Of course, if that’s what’s going on, this means that some combination of characteristics of the data that is actually put into the algorithm itself is different between black and white criminals. In the linked article they say that *the convict themselves fill out the COMPAS survey* that is used to score them. So, it’s entirely plausible that the two groups answer questions about themselves differently, their baselines, and their expectations of what is “normal” may vary a lot. On average, the experience of being Black in the US is nothing like the experience of being White in terms of how people treat you, what your family situation is, education levels of your family members, your interaction with the criminal justice system… etc asking the criminals to fill out a survey seems unlikely to lead to unbiased self-analysis.

2. Carlos Ungil says:

She makes a very interesting point, but I wonder what the analysis is supposed to show in the first place.

> Our analysis (…) found that black defendants were far more likely than white defendants to be incorrectly judged to be at a higher risk of recidivism, while white defendants were more likely than black defendants to be incorrectly flagged as low risk.

If someone is flagged as high risk but doesn’t commit another offense in the following two years, does that mean that the flag was “incorrect”? Does “high risk” mean “certitude of recidivism”?

> In forecasting who would re-offend, the algorithm correctly predicted recidivism for black and white defendants at roughly the same rate (59 percent for white defendants, and 63 percent for black defendants) but made mistakes in very different ways. It misclassifies the white and black defendants differently when examined over a two-year follow-up period.

It seems that to equilibrate the outcomes the algorithm should raise the flagging threshold for whites or lower it for blacks. That would bring closer the 59 and 63. This would also solve the problem with “low” risk ratings, closing the gap between the 29% of recidivism in whites and the 35% in blacks. But this would increase the “bias” they are talking about.

Looking at the contingency table they show it’s true that blacks are more likely to be classified high risk (59%) than whites (35%). For the sake of the argument, let’s say that the classification is correct and high risk defendants have 60% of probability of committing another offense while for those classified as low risk the probability is 30%. Out of 10 people classified as high risk we expect 6 to commit another offense in the next two years but that doesn’t mean that 4 of them were misclassified.

It’s kind of unavoidable that, given the higher recidivism rate for blacks, more blacks will be classified as high risk. And if high risk corresponds to 60% probability of recidivism it’s a mathematical fact that there will be more “false positives” in the high prevalence group than in the low prevalence group.

This is related to the recent discussion on the concept of fairness and whether outcome tests “fail to accurately detect discrimination”: https://andrewgelman.com/2018/03/24/problem-infra-marginality-outcome-tests-discrimination/

• yyw says:

Suppose the classification of low versus high risk is perfect, then the probability of being classified as high risk conditioned on future recidivism increases monotonically with the true proportion of high risk individuals in a population, unless high risk category has a 100% recidivism rate. This likely explains their binary logistic regression models.

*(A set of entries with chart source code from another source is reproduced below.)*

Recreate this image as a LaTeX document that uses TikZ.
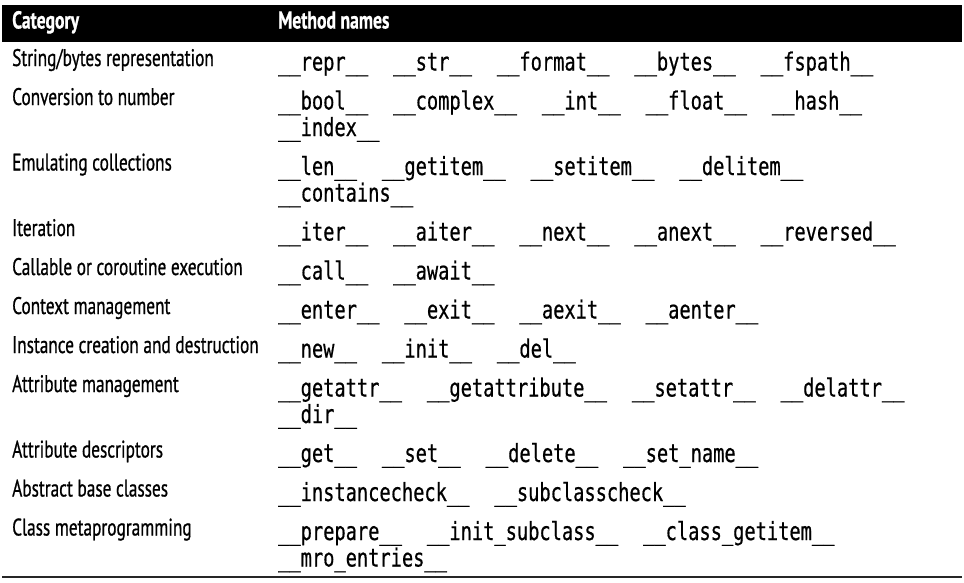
\documentclass[tikz,border=0pt]{standalone}
\usepackage{fontspec}
\setmainfont{PT Sans}[FakeStretch=0.72,FakeBold=0.7]
\newfontfamily\monofam{DejaVu Sans Mono}[FakeStretch=0.7475,FakeBold=0.6]
\newcommand\dund[1]{\_\_#1\_\_}
\newcommand\mgap{\hspace{25pt}}
\begin{document}
\begin{tikzpicture}[x=1pt,y=-1pt,
  cat/.style={anchor=base west,inner sep=0pt,font=\fontsize{24}{28}\selectfont},
  head/.style={cat,text=white,font=\fontsize{24.5}{28}\selectfont\bfseries},
  meth/.style={anchor=base west,inner sep=0pt,font=\fontsize{25}{28}\monofam}]
\useasboundingbox (0,0) rectangle (964,582);
\fill[black] (2,5) rectangle (962,42);
\node[head] (hcat) at (12,28.5) {Category};
\node[head] (hmeth) at (278,28.5) {Method names};
% rows
\node[cat] (c1) at (12,66) {String/bytes representation};
\node[meth] (m1) at (278,70.5) {\dund{repr}\mgap\dund{str}\mgap\dund{format}\mgap\dund{bytes}\mgap\dund{fspath}};
\node[cat] (c2) at (12,105) {Conversion to number};
\node[meth] (m2) at (278,109.5) {\dund{bool}\mgap\dund{complex}\mgap\dund{int}\mgap\dund{float}\mgap\dund{hash}};
\node[meth] (m2b) at (278,136) {\dund{index}};
\node[cat] (c3) at (12,170.5) {Emulating collections};
\node[meth] (m3) at (278,175) {\dund{len}\mgap\dund{getitem}\mgap\dund{setitem}\mgap\dund{delitem}};
\node[meth] (m3b) at (278,201.5) {\dund{contains}};
\node[cat] (c4) at (12,236) {Iteration};
\node[meth] (m4) at (278,240.5) {\dund{iter}\mgap\dund{aiter}\mgap\dund{next}\mgap\dund{anext}\mgap\dund{reversed}};
\node[cat] (c5) at (12,275) {Callable or coroutine execution};
\node[meth] (m5) at (278,279.5) {\dund{call}\mgap\dund{await}};
\node[cat] (c6) at (12,314) {Context management};
\node[meth] (m6) at (278,318.5) {\dund{enter}\mgap\dund{exit}\mgap\dund{aexit}\mgap\dund{aenter}};
\node[cat] (c7) at (12,353) {Instance creation and destruction};
\node[meth] (m7) at (278,357.5) {\dund{new}\mgap\dund{init}\mgap\dund{del}};
\node[cat] (c8) at (12,392) {Attribute management};
\node[meth] (m8) at (278,396.5) {\dund{getattr}\mgap\dund{getattribute}\mgap\dund{setattr}\mgap\dund{delattr}};
\node[meth] (m8b) at (278,423) {\dund{dir}};
\node[cat] (c9) at (12,457.5) {Attribute descriptors};
\node[meth] (m9) at (278,462) {\dund{get}\mgap\dund{set}\mgap\dund{delete}\mgap\dund{set\_name}};
\node[cat] (c10) at (12,496.5) {Abstract base classes};
\node[meth] (m10) at (278,501) {\dund{instancecheck}\mgap\dund{subclasscheck}};
\node[cat] (c11) at (12,535.5) {Class metaprogramming};
\node[meth] (m11) at (278,540) {\dund{prepare}\mgap\dund{init\_subclass}\mgap\dund{class\_getitem}};
\node[meth] (m11b) at (278,566.5) {\dund{mro\_entries}};
\draw[line width=2pt,black!85] (2,577) -- (962,577);
\end{tikzpicture}
\end{document}
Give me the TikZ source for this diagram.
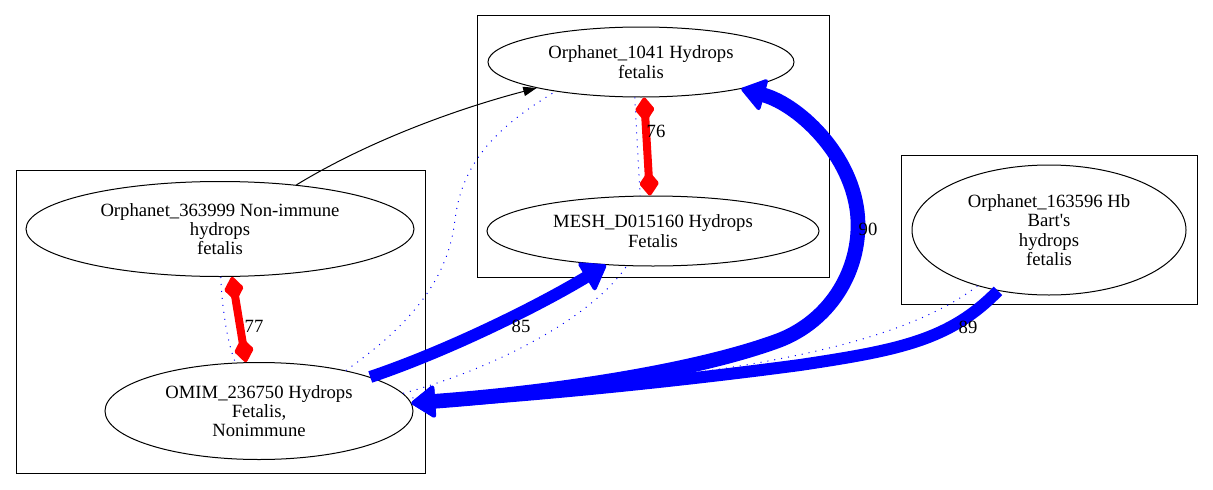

Their Cox model with interaction terms focus on black:medium and black:high to suggest the risk model was unfavorable to blacks, but they ignored the relevant main effect term (black). A different coding of the model will likely lead to different interpretations. The authors in fact stated that black recidivism rate was higher for every risk category.

• Curious says:

It appears risk is being conflated with causation. What is being described as a mathematical fact is actually a crude coding of behavior into categories. What we know is that equifinality, the reality that there are multiple pathways to the same behavior, and multifinality, the reality that a common behavior can lead to multiple outcomes, is a feature of virtually all human behavior. Thus, both actual prior crimes and wrongful convictions result in higher risk scores. If wrongful convictions are more likely in one group than another, then this relevant on both the predictor side and the outcome side as it will overestimate the relationship between the two.

• Carlos Ungil says:

The more I think about this issue the less defensible I find their assumption that high risk individuals which “survived” were misclassified, especially when they define “high risk” as the union of High (decile scores: 8-10) and Medium (5-7).

Saying that “the algorithm is more likely to misclassify a black defendant as higher risk than a white defendant” or “was more likely to wrongly predict that white people would not commit additional crimes if released compared to black defendants” doesn’t seem appropriate for a score that was a gradual propensity measure which has been forced into a binary variable.

It would make a little more sense if only the highest score was taken as a strong prediction of recidivism (but it’s not supposed to be a perfect prediction anyway). They mention that looking at High scores only (decile scores: 8-10) doesn’t change their conclusion:

> We also tested whether restricting our definition of high risk to include only COMPAS’s high score, rather than including both medium and high scores, changed the results of our analysis. In that scenario, black defendants were three times as likely as white defendants to be falsely rated at high risk (16 percent vs. 5 percent).

78% of blacks and 75% of whites classified as High risk (deciles 8-10) commit another offense in the following two years. Again, one can say that the algorithm performs better for blacks than for whites. But again the find “bias” because 27% of blacks are classified as High risk while only 11% of whites are classified as High risk, resulting in more so-called “false positives” for blacks than for whites.

3. Ian Fellows says:

I think it is important to note that this conversation is possible due to their publishing of the data and analysis in a public forum, so kudos to ProPublica. Their response was also appropriate, and they seem open to your correspondent’s points.

I would say that standard practice would be to either report the odd ratio (61% increase in odds compared to whites), or the risk ratio with means/modes imputed for other covariates (instead of the baseline traits), or the marginal risk ratio (20% higher probability than whites).

4. Elin says:

Also when the data are really censored survival data adds another bit to the complexity of prediction issue.

5. Matt says:

Sounds like another case where a LPM would have done just fine and avoided this confusion altogether. Marginal gain to using logistic regression almost always is dominated by the cost when you care about marginal effects and not just prediction.